## TASK MATERIAL

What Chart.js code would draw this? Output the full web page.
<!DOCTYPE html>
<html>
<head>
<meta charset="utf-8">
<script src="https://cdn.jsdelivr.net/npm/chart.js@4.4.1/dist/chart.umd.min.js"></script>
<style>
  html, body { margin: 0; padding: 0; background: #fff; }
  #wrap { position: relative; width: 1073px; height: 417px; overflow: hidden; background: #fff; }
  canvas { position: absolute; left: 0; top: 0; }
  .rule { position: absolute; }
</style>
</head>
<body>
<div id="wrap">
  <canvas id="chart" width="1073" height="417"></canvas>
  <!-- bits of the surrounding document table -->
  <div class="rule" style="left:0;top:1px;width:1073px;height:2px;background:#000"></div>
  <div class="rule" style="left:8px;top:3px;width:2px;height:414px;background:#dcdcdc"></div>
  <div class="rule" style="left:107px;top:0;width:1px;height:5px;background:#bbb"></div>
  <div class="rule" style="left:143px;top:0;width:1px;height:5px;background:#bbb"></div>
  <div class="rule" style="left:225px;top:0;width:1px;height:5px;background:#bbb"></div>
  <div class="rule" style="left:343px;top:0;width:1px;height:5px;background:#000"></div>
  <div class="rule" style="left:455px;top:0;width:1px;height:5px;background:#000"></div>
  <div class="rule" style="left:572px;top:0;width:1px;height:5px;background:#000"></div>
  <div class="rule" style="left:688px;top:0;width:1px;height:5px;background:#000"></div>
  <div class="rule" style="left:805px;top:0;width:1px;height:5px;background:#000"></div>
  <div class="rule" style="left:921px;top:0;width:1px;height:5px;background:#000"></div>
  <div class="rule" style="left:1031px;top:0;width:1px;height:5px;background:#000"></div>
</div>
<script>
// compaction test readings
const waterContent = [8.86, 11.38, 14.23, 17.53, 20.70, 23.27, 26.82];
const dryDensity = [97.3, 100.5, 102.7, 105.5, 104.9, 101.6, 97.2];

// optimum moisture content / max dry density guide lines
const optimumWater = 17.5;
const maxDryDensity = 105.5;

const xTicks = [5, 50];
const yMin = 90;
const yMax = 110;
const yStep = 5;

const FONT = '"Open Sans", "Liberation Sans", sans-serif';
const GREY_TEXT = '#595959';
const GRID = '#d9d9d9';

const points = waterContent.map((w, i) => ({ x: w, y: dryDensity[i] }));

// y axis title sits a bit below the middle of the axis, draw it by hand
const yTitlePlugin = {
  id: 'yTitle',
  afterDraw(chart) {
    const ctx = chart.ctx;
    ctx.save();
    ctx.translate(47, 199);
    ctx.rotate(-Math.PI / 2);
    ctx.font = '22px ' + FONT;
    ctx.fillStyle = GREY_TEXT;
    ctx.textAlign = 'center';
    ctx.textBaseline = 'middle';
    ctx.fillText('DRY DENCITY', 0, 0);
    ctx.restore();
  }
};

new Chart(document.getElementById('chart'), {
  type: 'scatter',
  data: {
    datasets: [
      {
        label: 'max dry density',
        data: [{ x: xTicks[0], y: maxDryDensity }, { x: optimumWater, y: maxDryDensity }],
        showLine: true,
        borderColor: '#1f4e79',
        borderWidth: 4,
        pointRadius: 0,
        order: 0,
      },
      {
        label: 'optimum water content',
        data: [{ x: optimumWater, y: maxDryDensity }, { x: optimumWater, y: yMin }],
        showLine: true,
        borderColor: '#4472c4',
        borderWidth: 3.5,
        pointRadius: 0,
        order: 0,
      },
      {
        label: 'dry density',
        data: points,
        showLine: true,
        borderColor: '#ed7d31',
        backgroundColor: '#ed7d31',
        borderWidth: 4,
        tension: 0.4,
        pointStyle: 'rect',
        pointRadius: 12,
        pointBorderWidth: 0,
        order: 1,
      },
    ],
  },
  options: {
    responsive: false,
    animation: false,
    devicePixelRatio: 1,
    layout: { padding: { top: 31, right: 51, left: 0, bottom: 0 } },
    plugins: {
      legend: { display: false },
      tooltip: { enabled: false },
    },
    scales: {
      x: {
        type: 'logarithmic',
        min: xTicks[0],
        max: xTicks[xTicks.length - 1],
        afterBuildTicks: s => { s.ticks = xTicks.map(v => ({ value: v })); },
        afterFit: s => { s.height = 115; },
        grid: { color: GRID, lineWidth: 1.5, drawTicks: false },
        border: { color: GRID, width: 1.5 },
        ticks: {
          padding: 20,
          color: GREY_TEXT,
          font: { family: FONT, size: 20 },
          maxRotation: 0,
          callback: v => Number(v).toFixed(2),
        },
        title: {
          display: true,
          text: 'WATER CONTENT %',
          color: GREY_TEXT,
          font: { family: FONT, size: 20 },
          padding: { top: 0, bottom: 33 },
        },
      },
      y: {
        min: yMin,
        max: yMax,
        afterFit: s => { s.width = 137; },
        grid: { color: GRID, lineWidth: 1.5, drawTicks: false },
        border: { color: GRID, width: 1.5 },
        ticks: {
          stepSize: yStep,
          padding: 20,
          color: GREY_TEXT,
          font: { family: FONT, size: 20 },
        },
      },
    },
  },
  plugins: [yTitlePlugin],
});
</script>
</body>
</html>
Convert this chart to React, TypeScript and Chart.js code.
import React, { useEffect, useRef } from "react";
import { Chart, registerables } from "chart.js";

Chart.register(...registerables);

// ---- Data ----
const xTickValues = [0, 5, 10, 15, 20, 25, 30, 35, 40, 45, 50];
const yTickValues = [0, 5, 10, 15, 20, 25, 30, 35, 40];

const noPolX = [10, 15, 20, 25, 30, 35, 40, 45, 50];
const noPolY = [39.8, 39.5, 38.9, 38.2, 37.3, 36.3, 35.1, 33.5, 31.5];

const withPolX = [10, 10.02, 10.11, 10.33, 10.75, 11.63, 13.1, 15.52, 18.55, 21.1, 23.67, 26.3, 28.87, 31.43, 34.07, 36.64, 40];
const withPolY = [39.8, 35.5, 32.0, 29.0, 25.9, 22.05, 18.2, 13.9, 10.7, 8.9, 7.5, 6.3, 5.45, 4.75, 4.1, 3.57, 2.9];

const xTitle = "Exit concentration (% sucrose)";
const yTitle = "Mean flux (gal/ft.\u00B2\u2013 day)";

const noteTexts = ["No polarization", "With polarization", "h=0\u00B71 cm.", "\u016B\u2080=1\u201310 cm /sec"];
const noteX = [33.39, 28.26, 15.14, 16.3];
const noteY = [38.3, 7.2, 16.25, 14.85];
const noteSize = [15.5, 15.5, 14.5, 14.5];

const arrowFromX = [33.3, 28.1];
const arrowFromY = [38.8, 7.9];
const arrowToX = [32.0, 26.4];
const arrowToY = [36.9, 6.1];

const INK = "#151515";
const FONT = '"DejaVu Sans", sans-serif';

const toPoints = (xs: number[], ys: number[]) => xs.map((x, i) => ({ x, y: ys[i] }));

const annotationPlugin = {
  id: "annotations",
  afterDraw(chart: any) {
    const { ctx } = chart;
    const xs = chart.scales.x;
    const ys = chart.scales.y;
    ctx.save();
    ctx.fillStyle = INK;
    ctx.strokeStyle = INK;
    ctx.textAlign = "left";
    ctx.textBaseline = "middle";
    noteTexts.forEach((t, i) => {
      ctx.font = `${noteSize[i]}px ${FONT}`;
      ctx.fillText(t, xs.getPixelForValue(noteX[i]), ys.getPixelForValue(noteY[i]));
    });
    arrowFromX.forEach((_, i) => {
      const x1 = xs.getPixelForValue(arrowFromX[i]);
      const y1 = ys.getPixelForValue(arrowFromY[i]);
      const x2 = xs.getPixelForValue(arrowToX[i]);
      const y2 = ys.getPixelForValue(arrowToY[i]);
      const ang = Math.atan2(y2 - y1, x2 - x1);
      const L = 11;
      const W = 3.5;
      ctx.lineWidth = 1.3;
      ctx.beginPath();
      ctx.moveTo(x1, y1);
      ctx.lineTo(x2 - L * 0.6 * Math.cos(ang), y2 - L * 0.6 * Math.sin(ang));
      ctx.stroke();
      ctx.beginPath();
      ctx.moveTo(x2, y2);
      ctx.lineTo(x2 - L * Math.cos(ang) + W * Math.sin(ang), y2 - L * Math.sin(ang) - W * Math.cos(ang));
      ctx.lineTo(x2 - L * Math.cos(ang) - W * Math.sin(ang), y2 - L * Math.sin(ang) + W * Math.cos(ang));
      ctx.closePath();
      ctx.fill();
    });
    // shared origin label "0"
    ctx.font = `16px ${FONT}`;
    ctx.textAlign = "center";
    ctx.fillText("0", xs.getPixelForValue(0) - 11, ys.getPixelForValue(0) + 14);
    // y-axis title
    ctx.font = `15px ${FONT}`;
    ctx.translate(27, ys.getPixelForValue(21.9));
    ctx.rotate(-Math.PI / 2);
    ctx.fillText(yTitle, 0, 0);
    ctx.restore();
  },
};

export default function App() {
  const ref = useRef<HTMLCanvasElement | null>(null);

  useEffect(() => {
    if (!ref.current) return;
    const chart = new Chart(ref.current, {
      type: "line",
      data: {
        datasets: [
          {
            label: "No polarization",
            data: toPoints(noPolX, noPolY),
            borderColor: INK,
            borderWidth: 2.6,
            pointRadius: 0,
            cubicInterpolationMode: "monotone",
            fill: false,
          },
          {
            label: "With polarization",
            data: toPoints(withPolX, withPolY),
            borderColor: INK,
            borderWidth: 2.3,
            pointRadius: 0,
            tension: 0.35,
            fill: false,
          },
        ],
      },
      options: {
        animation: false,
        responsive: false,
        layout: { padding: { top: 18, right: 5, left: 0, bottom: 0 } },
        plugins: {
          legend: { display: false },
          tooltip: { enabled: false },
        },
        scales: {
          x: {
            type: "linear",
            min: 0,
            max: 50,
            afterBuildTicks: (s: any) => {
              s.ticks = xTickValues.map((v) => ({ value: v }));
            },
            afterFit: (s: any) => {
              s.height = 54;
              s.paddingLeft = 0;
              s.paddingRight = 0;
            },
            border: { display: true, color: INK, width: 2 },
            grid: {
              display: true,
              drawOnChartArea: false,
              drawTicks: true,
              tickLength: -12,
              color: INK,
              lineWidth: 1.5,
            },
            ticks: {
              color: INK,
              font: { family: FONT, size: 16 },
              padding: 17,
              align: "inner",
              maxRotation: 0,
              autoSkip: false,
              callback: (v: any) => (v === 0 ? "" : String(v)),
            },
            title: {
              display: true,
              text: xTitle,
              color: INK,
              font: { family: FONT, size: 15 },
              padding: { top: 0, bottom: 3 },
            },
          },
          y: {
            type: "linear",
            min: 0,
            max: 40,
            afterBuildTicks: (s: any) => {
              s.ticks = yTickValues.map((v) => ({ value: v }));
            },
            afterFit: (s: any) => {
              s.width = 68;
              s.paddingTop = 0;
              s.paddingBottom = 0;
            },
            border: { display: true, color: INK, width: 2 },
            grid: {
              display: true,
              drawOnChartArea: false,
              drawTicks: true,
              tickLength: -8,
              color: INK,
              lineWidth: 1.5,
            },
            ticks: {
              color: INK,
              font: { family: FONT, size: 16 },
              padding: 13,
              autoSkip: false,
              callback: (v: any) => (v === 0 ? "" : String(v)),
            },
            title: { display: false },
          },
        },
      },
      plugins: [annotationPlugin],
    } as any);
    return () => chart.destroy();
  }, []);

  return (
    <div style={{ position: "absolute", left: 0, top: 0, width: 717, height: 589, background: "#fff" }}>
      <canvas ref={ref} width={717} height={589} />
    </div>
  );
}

## EXERCISE INSTRUCTIONS
Quote the listing above, but only from the line that shows "Convert this chart" through the line that shows "Chart.register(...registerables);".

## EXERCISE ANSWER
Convert this chart to React, TypeScript and Chart.js code.
import React, { useEffect, useRef } from "react";
import { Chart, registerables } from "chart.js";

Chart.register(...registerables);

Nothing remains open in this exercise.